Given instruction: The data below should be printed in full, exactly, and without any of its images.

Data section:

# # #

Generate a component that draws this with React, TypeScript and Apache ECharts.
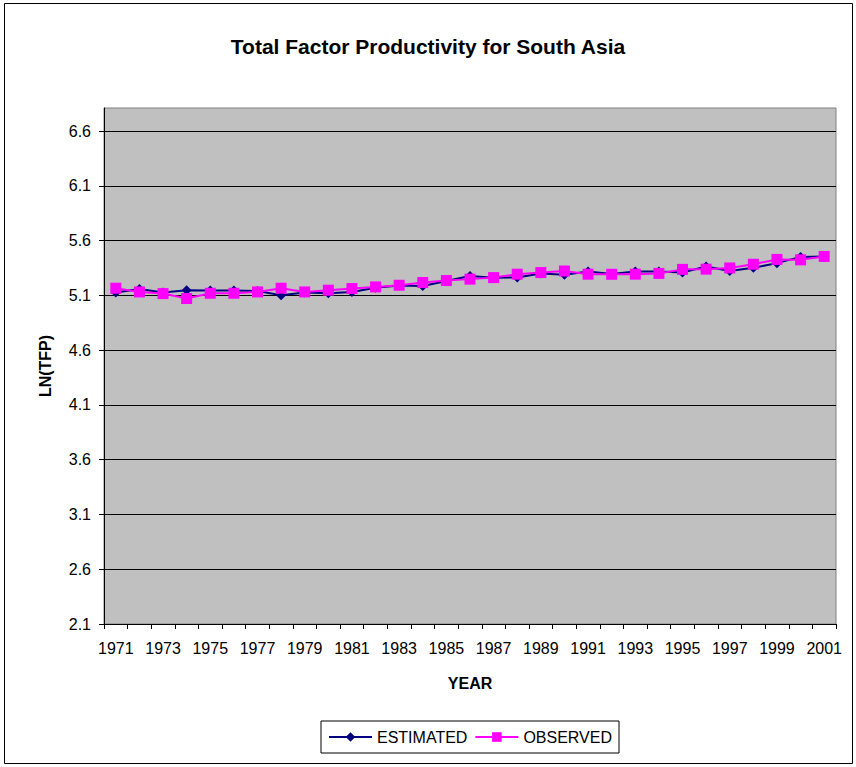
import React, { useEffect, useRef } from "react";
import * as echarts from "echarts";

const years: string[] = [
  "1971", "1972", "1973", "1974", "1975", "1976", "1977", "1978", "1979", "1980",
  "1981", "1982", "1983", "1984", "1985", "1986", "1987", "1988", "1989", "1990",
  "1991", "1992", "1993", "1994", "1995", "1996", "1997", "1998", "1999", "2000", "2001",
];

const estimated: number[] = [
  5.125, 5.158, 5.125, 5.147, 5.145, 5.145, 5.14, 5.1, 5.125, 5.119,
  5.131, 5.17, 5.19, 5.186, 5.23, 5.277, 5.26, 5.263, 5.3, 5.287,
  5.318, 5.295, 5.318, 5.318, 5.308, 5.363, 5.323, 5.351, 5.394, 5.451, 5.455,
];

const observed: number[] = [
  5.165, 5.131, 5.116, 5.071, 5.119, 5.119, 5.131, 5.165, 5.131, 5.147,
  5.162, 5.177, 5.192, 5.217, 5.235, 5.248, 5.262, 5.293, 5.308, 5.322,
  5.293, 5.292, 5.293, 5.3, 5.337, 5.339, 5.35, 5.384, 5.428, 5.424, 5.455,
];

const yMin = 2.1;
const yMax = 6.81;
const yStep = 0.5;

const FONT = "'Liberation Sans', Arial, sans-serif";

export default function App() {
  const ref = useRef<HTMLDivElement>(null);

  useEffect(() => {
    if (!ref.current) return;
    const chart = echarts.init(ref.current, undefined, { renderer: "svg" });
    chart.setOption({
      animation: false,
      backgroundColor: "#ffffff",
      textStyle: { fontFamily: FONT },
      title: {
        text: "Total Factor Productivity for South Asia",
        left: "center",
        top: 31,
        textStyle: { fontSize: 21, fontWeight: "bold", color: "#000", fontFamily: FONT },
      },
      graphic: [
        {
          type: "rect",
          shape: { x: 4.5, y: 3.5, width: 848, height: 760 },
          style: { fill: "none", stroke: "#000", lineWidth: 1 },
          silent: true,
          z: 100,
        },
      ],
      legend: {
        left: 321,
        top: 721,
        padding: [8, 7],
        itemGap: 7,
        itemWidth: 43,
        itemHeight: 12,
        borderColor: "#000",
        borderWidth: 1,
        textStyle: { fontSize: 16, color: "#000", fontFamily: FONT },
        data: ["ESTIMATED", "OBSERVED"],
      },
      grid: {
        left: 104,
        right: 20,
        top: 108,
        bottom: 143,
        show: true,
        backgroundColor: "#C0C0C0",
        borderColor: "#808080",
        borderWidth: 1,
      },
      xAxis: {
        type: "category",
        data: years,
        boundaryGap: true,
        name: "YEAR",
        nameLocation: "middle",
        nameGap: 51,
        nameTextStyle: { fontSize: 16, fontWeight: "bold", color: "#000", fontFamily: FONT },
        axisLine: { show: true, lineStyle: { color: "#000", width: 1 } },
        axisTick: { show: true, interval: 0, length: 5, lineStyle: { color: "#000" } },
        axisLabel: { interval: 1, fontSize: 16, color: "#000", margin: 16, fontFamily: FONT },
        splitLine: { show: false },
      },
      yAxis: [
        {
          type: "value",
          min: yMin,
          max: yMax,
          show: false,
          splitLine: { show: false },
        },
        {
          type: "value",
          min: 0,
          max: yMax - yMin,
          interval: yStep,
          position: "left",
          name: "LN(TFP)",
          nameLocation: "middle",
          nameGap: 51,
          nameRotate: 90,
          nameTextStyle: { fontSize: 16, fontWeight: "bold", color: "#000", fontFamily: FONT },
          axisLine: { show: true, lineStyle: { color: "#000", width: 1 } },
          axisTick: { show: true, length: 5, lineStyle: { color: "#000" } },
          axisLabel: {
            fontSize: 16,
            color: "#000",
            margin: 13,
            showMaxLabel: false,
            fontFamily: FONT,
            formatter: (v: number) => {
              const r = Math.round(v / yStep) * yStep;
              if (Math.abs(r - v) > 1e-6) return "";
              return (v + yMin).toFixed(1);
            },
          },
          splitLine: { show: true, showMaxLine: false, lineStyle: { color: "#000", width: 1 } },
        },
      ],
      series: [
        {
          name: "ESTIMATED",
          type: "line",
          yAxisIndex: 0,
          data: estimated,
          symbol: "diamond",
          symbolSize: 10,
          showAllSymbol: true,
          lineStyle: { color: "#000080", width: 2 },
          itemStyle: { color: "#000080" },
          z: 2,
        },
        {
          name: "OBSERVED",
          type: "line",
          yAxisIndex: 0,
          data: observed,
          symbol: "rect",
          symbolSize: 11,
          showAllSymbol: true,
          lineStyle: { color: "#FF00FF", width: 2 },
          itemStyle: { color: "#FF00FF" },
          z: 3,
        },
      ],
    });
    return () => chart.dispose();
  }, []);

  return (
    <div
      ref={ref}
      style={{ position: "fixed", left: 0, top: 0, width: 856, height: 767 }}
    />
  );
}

# # #

Task response:
Generate a component that draws this with React, TypeScript and Apache ECharts.
import React, { useEffect, useRef } from "react";
import * as echarts from "echarts";

const years: string[] = [
  "1971", "1972", "1973", "1974", "1975", "1976", "1977", "1978", "1979", "1980",
  "1981", "1982", "1983", "1984", "1985", "1986", "1987", "1988", "1989", "1990",
  "1991", "1992", "1993", "1994", "1995", "1996", "1997", "1998", "1999", "2000", "2001",
];

const estimated: number[] = [
  5.125, 5.158, 5.125, 5.147, 5.145, 5.145, 5.14, 5.1, 5.125, 5.119,
  5.131, 5.17, 5.19, 5.186, 5.23, 5.277, 5.26, 5.263, 5.3, 5.287,
  5.318, 5.295, 5.318, 5.318, 5.308, 5.363, 5.323, 5.351, 5.394, 5.451, 5.455,
];

const observed: number[] = [
  5.165, 5.131, 5.116, 5.071, 5.119, 5.119, 5.131, 5.165, 5.131, 5.147,
  5.162, 5.177, 5.192, 5.217, 5.235, 5.248, 5.262, 5.293, 5.308, 5.322,
  5.293, 5.292, 5.293, 5.3, 5.337, 5.339, 5.35, 5.384, 5.428, 5.424, 5.455,
];

const yMin = 2.1;
const yMax = 6.81;
const yStep = 0.5;

const FONT = "'Liberation Sans', Arial, sans-serif";

export default function App() {
  const ref = useRef<HTMLDivElement>(null);

  useEffect(() => {
    if (!ref.current) return;
    const chart = echarts.init(ref.current, undefined, { renderer: "svg" });
    chart.setOption({
      animation: false,
      backgroundColor: "#ffffff",
      textStyle: { fontFamily: FONT },
      title: {
        text: "Total Factor Productivity for South Asia",
        left: "center",
        top: 31,
        textStyle: { fontSize: 21, fontWeight: "bold", color: "#000", fontFamily: FONT },
      },
      graphic: [
        {
          type: "rect",
          shape: { x: 4.5, y: 3.5, width: 848, height: 760 },
          style: { fill: "none", stroke: "#000", lineWidth: 1 },
          silent: true,
          z: 100,
        },
      ],
      legend: {
        left: 321,
        top: 721,
        padding: [8, 7],
        itemGap: 7,
        itemWidth: 43,
        itemHeight: 12,
        borderColor: "#000",
        borderWidth: 1,
        textStyle: { fontSize: 16, color: "#000", fontFamily: FONT },
        data: ["ESTIMATED", "OBSERVED"],
      },
      grid: {
        left: 104,
        right: 20,
        top: 108,
        bottom: 143,
        show: true,
        backgroundColor: "#C0C0C0",
        borderColor: "#808080",
        borderWidth: 1,
      },
      xAxis: {
        type: "category",
        data: years,
        boundaryGap: true,
        name: "YEAR",
        nameLocation: "middle",
        nameGap: 51,
        nameTextStyle: { fontSize: 16, fontWeight: "bold", color: "#000", fontFamily: FONT },
        axisLine: { show: true, lineStyle: { color: "#000", width: 1 } },
        axisTick: { show: true, interval: 0, length: 5, lineStyle: { color: "#000" } },
        axisLabel: { interval: 1, fontSize: 16, color: "#000", margin: 16, fontFamily: FONT },
        splitLine: { show: false },
      },
      yAxis: [
        {
          type: "value",
          min: yMin,
          max: yMax,
          show: false,
          splitLine: { show: false },
        },
        {
          type: "value",
          min: 0,
          max: yMax - yMin,
          interval: yStep,
          position: "left",
          name: "LN(TFP)",
          nameLocation: "middle",
          nameGap: 51,
          nameRotate: 90,
          nameTextStyle: { fontSize: 16, fontWeight: "bold", color: "#000", fontFamily: FONT },
          axisLine: { show: true, lineStyle: { color: "#000", width: 1 } },
          axisTick: { show: true, length: 5, lineStyle: { color: "#000" } },
          axisLabel: {
            fontSize: 16,
            color: "#000",
            margin: 13,
            showMaxLabel: false,
            fontFamily: FONT,
            formatter: (v: number) => {
              const r = Math.round(v / yStep) * yStep;
              if (Math.abs(r - v) > 1e-6) return "";
              return (v + yMin).toFixed(1);
            },
          },
          splitLine: { show: true, showMaxLine: false, lineStyle: { color: "#000", width: 1 } },
        },
      ],
      series: [
        {
          name: "ESTIMATED",
          type: "line",
          yAxisIndex: 0,
          data: estimated,
          symbol: "diamond",
          symbolSize: 10,
          showAllSymbol: true,
          lineStyle: { color: "#000080", width: 2 },
          itemStyle: { color: "#000080" },
          z: 2,
        },
        {
          name: "OBSERVED",
          type: "line",
          yAxisIndex: 0,
          data: observed,
          symbol: "rect",
          symbolSize: 11,
          showAllSymbol: true,
          lineStyle: { color: "#FF00FF", width: 2 },
          itemStyle: { color: "#FF00FF" },
          z: 3,
        },
      ],
    });
    return () => chart.dispose();
  }, []);

  return (
    <div
      ref={ref}
      style={{ position: "fixed", left: 0, top: 0, width: 856, height: 767 }}
    />
  );
}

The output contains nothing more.